Properties of Particles

Sedimentation coefficient (relative to marker viruses): 160 S (Kuschki et al., 1978).

A260/A280: 1.1 (Koenig et al., 1983).

Particle Structure

Slightly curved filamentous particles measuring 676 nm in length in phosphotungstate and 693 nm in uranyl acetate (Fig. 6); c. 13 nm wide (Koenig et al., 1983).

Particle Composition

Nucleic acid: No information.

Protein: M. Wt of the undegraded coat protein subunit is c. 31,000. Especially in the Impatiens isolate, the coat protein easily becomes partially degraded, yielding a residual protein of M. Wt c. 27,000 (Koenig et al., 1983).

Relations with Cells and Tissues

Infected leaf cells of Helenium, Impatiens and C. quinoa contain conspicuous cytoplasmic inclusions of irregular shape which are mainly composed of much-branched cisternae of the endoplasmic reticulum and scattered virus particles.

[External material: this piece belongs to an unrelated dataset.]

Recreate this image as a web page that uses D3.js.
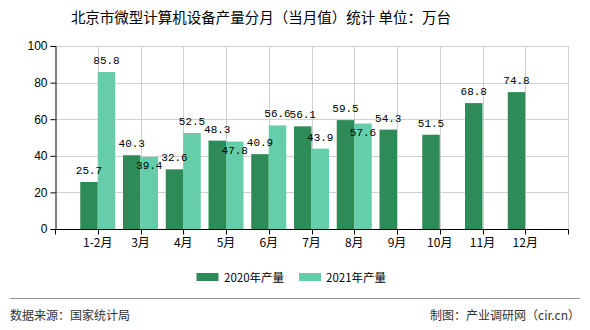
<!DOCTYPE html>
<html><head><meta charset="utf-8">
<script src="https://cdn.jsdelivr.net/npm/d3@7"></script>
<style>body{margin:0;background:#fff;}svg{display:block;}</style>
</head><body>
<svg id="c" width="590" height="330"></svg>
<script>
const categories = ["1-2月","3月","4月","5月","6月","7月","8月","9月","10月","11月","12月"];
const values2020 = [25.7,40.3,32.6,48.3,40.9,56.1,59.5,54.3,51.5,68.8,74.8];
const values2021 = [85.8,39.4,52.5,47.8,56.6,43.9,57.6,null,null,null,null];
const seriesNames = ["2020年产量","2021年产量"];
const yTicks = [0,20,40,60,80,100];
const colors = ["#2e8b57","#66cdaa"];

const svg = d3.select("#c");
const L = 55, R = 568, T = 46, B = 229;
const x = d3.scalePoint().domain(categories).range([L, R]).padding(1);
const y = d3.scaleLinear().domain([0,100]).range([B, T]);
const bw = 17.5;
const cjk = "'Noto Sans CJK SC', sans-serif";
const mono = "'Liberation Mono', monospace";

// title
svg.append("text").attr("x", 261).attr("y", 23).attr("text-anchor","middle")
  .attr("font-family", cjk).attr("font-size", 14.5).attr("fill","#000")
  .text("北京市微型计算机设备产量分月（当月值）统计 单位：万台");

// grid horizontal
svg.append("g").selectAll("line").data(yTicks.filter(d=>d>0)).join("line")
  .attr("x1", L).attr("x2", R).attr("y1", d=>Math.round(y(d))+0.5).attr("y2", d=>Math.round(y(d))+0.5)
  .attr("stroke","#d0d0d0");
// grid vertical
const vx = categories.map(c=>x(c)).concat([R]);
svg.append("g").selectAll("line").data(vx).join("line")
  .attr("x1", d=>Math.round(d)+0.5).attr("x2", d=>Math.round(d)+0.5).attr("y1", T).attr("y2", B)
  .attr("stroke","#d0d0d0");

// bars
const gb = svg.append("g");
categories.forEach((c,i)=>{
  const cx = x(c);
  if (values2020[i]!=null) gb.append("rect").attr("x", cx-bw).attr("width", bw)
    .attr("y", y(values2020[i])).attr("height", B - y(values2020[i])).attr("fill", colors[0]);
  if (values2021[i]!=null) gb.append("rect").attr("x", cx).attr("width", bw)
    .attr("y", y(values2021[i])).attr("height", B - y(values2021[i])).attr("fill", colors[1]);
});

// axes
const yAxis = d3.axisLeft(y).tickValues(yTicks).tickSize(5).tickPadding(3);
const gy = svg.append("g").attr("transform", `translate(${L+0.5},0)`).call(yAxis);
gy.select(".domain").attr("stroke","#000");
gy.selectAll(".tick line").attr("stroke","#000");
gy.selectAll("text").attr("font-family","'Liberation Sans', sans-serif").attr("font-size",12).attr("fill","#000");

const gx = svg.append("g").attr("transform", `translate(0,${B+0.5})`);
gx.append("line").attr("x1", L).attr("x2", R+0.5).attr("stroke","#000");
gx.selectAll("line.t").data(vx.concat([L])).join("line").attr("class","t")
  .attr("x1", d=>Math.round(d)+0.5).attr("x2", d=>Math.round(d)+0.5).attr("y1",0).attr("y2",5).attr("stroke","#000");
gx.selectAll("text").data(categories).join("text")
  .attr("x", d=>x(d)).attr("y", 17).attr("text-anchor","middle")
  .attr("font-family", cjk).attr("font-size", 12).attr("fill","#000").text(d=>d);

// value labels
const gl = svg.append("g").attr("font-family", mono).attr("font-size", 11).attr("fill","#000").attr("text-anchor","middle");
const lh = 10;
categories.forEach((c,i)=>{
  const cx = x(c);
  const a = values2020[i], b = values2021[i];
  let ya = null;
  if (a!=null) { ya = y(a) - 8; gl.append("text").attr("x", cx-bw/2).attr("y", ya).text(a.toFixed(1)); }
  if (b!=null) {
    let yb = y(b) - 8;
    if (ya!=null && Math.abs(yb - ya) < lh) yb = y(b) + 12.5;
    gl.append("text").attr("x", cx+bw/2).attr("y", yb).text(b.toFixed(1));
  }
});

// legend
const lg = svg.append("g");
[[196.5,224],[299,326]].forEach((p,i)=>{
  lg.append("rect").attr("x",p[0]).attr("y",273).attr("width",22).attr("height",8).attr("fill",colors[i]);
  lg.append("text").attr("x",p[1]).attr("y",281.5).attr("font-family",cjk).attr("font-size",11.5).attr("fill","#000").text(seriesNames[i]);
});

// footer
svg.append("line").attr("x1",10).attr("x2",580).attr("y1",298.5).attr("y2",298.5).attr("stroke","#999");
svg.append("text").attr("x",10).attr("y",320).attr("font-family",cjk).attr("font-size",12).attr("fill","#333").text("数据来源：国家统计局");
svg.append("text").attr("x",580).attr("y",320).attr("text-anchor","end").attr("font-family",cjk).attr("font-size",12).attr("fill","#333").text("制图：产业调研网（cir.cn）");
</script>
</body></html>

Densely packed bundles of virus particles and large lipid globules occur in variable numbers in the inclusions (Fig. 7; Kuschki et al., 1978; Koenig et al., 1983).


In naturally infected Helenium hybrids the virus was always found together with a potyvirus, helenium virus Y, from which it can easily be differentiated by serology.


The work reported here was supported by the Deutsche Forschungsgemeinschaft.


References list for DPV: Helenium virus S (265)

  1. Adams & Barbara, Ann. appl. Biol. 101: 483, 1982a.
  2. Adams & Barbara, Ann. appl. Biol. 101: 495, 1982b.
  3. Johns, Phytopathology 72: 1239, 1982.
  4. Koenig, Lesemann, Lockhart, Betzold & Weidemann, Phytopath. Z. 106: 133, 1983.
  5. Kuschki, Koenig, Düvel & Kühne, Phytopathology 68: 1407, 1978.